State Superintendent Mike Flanagan Says A Thing: Doing Anything Remains To Be Seen

Tuesday , 8, July 2014 Leave a comment

UPDATE: Mike Flanagan announced he will retire when his contract ends in 2015. Another reason it’s vitally important that Mark Schauer is our next governor.

In the days since the Detroit Free Press published their eight-day series on charter schools in Michigan, the talk in the state has been how to make charter schools more accountable to the parents of the students they’re supposed to teach, and also to the taxpayers of Michigan who they’re not supposed to rip off. State Superintendent of Schools Mike Flanagan issued a statement on July 7with a laundry list of items he wants the state school board to implement on charter schools to hold authorizers accountable. These measures have the appearance of taking away the all-reaching power of the management company, the primary source of the mismanagement in charter schools, and giving it to the charter school board. The only bad thing about this is often members of the board are closely associated with the owners and employees of the management company, as is the case with Grand Traverse Academy and their current and former management companies.

 

    • Clearly identify the school governing board as the party ultimately responsible for the success or failure of the school, and clearly define the external provider as a vendor of services;

 

    • Prohibit the management company from selecting, approving, employing, compensating, or serving as school governing board members. In Michigan, management companies are allowed to recruit board members and are free to hire friends and relatives of board members without disclosing that information;

(That means you, Grand Traverse Academy. The Detroit Free Press exposed this as being very wide spread among state charter schools)

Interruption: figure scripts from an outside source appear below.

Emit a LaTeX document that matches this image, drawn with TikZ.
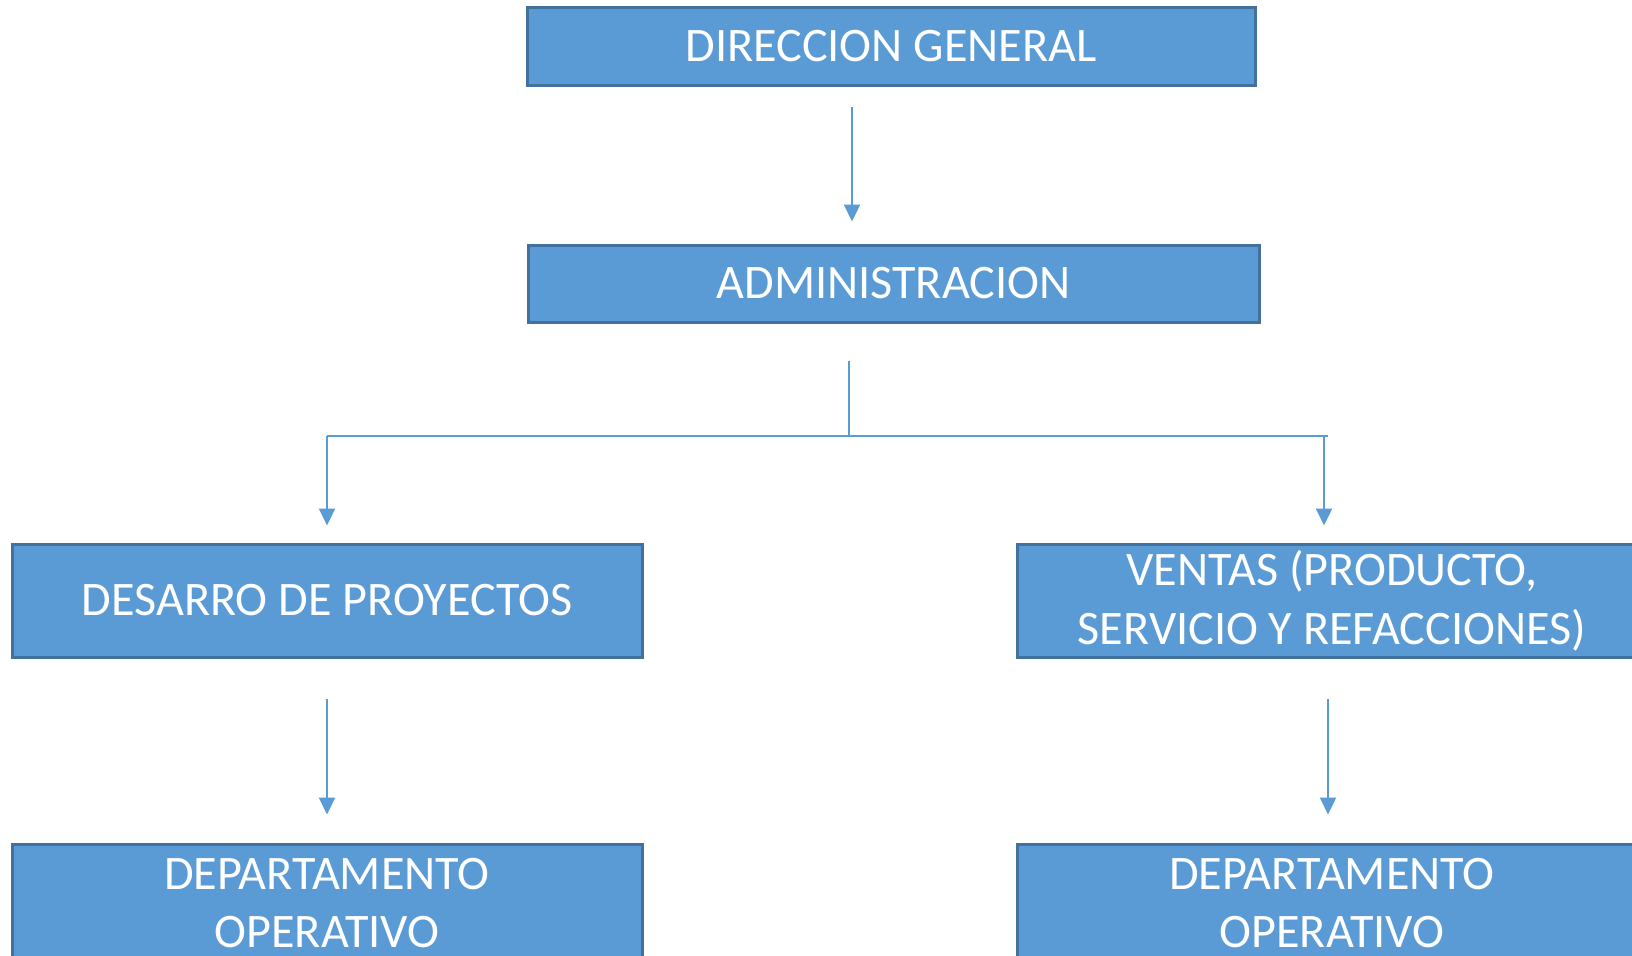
\documentclass[tikz,border=0pt]{standalone}
\usepackage{fontspec}
\setmainfont{Carlito}
\usepackage{tikz}
\usetikzlibrary{arrows.meta,calc,positioning}
\definecolor{boxfill}{HTML}{5B9BD5}
\definecolor{boxline}{HTML}{41719C}
\tikzset{
    >={Triangle[width=0.16cm,length=0.17cm]},
    unidad/.style={
        rectangle,
        fill=boxfill,
        draw=boxline, line width=0.03cm,
        text=white,
        inner sep=0pt,
        minimum width=6.3cm,
        align=center,
        font={\fontsize{13.7pt}{16.7pt}\selectfont}
    },
    line/.style={draw=boxfill, line width=0.022cm},
}

\begin{document}
\begin{tikzpicture}
\useasboundingbox (0,0) rectangle (16.32,-9.55);

\node [unidad, minimum width=7.28cm, minimum height=0.78cm] (dirgen) at (8.91,-0.46) {DIRECCION GENERAL};
\node [unidad, minimum width=7.31cm, minimum height=0.77cm] (admin) at (8.935,-2.835) {ADMINISTRACION};

\node [unidad, minimum height=1.13cm] (desarrollo) at (3.27,-6.005) {DESARRO DE PROYECTOS};
\node [unidad, minimum height=1.13cm] (ventas) at (13.32,-6.005) {VENTAS (PRODUCTO,\\SERVICIO Y REFACCIONES)};

\node [unidad, minimum height=1.18cm] (deptoizq) at (3.27,-9.03) {DEPARTAMENTO\\OPERATIVO};
\node [unidad, minimum height=1.18cm] (deptoder) at (13.32,-9.03) {DEPARTAMENTO\\OPERATIVO};

\draw [line, ->, shorten <=0.2cm, shorten >=0.22cm] ([xshift=-0.39cm]dirgen.south) -- ([xshift=-0.415cm]admin.north);

% branch
\coordinate (split) at (8.49,-4.36);
\draw [line, shorten <=0.37cm] (admin.south -| split) -- (split);
\draw [line] (desarrollo.north |- split) -- ($(ventas.north |- split)+(-0.04,0)$);
\draw [line, ->, shorten >=0.17cm] (desarrollo.north |- split) -- (desarrollo.north);
\draw [line, ->, shorten >=0.17cm] ($(ventas.north |- split)+(-0.08,0)$) -- ($(ventas.north)+(-0.08,0)$);

\foreach \a/\b/\s in {desarrollo/deptoizq/0, ventas/deptoder/-0.04}
  \draw [line, ->, shorten <=0.4cm, shorten >=0.28cm] ([xshift=\s cm]\a.south) -- ([xshift=\s cm]\b.north);

\end{tikzpicture}
\end{document}
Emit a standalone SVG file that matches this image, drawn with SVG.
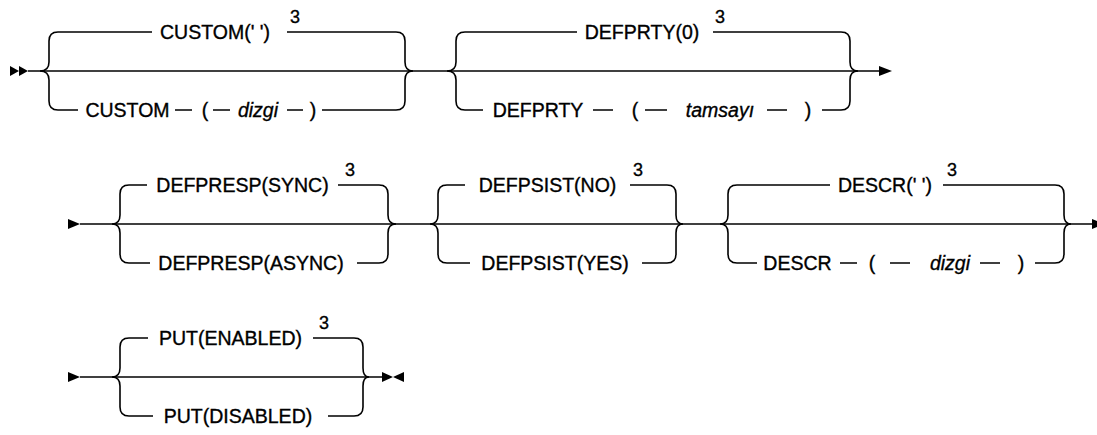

    • Require the school governing board to directly select, retain and compensate the school attorney, accountant and audit firm. In Michigan, management companies can and often do perform this function;

 

    • Require that payments from the authorizer to the school go to an account controlled by the school governing board, not the management company. Michigan already requires this, but management companies can and do immediately move the money out of the board-managed account;

(Steve Ingersoll routinely helped himself to charter school money in “advance payments”)

    • Require all instructional materials, furnishings, and equipment purchased or developed with public funds to be the property of the school, not the management company;

(What about Steve Ingersoll’s schools, which all have full optometry clinics in them? Will they be the property of the school too?)

    • Condition charter approval on authorizer review and approval of the management contract;

 

    • Grant charter school renewals only to those that have achieved the standards and targets stated in the charter contract; are organizationally and fiscally viable; and have been faithful to the terms of the contract and applicable law;

 

    • Clearly communicate to schools the criteria for charter revocation, renewal, and non-renewal decisions that are consistent with the charter contract;

 

    • Require evidence of a management company’s educational and management success;

(If this is actually enforced, things could get very interesting)

    • Require a proposed agreement with a management company to include performance evaluation measures, fee structures, financial controls, oversight and disclosure, and renewal and termination details;

(The fact that this is something only now being considered should make lots of Michigan taxpayers really angry.)

    • Require a management company to disclose and explain any existing or potential conflicts of interest between the charter school governing board and proposed service provider or any affiliated business entities;

(provisions like this make me hopeful that the MDE is paying attention to Steven Ingersoll, family and close friends)

If Flanagan and the MDE really make good on enforcing these provisions, it would be a good thing for the state. Unfortunately, Flanagan must understand that big and powerful people like Betsy and Dick DeVos don’t want this to happen and have plenty of money to make sure it doesn’t. Don’t be surprised if there’s rumblings about appointing a new state superintendent in the near future.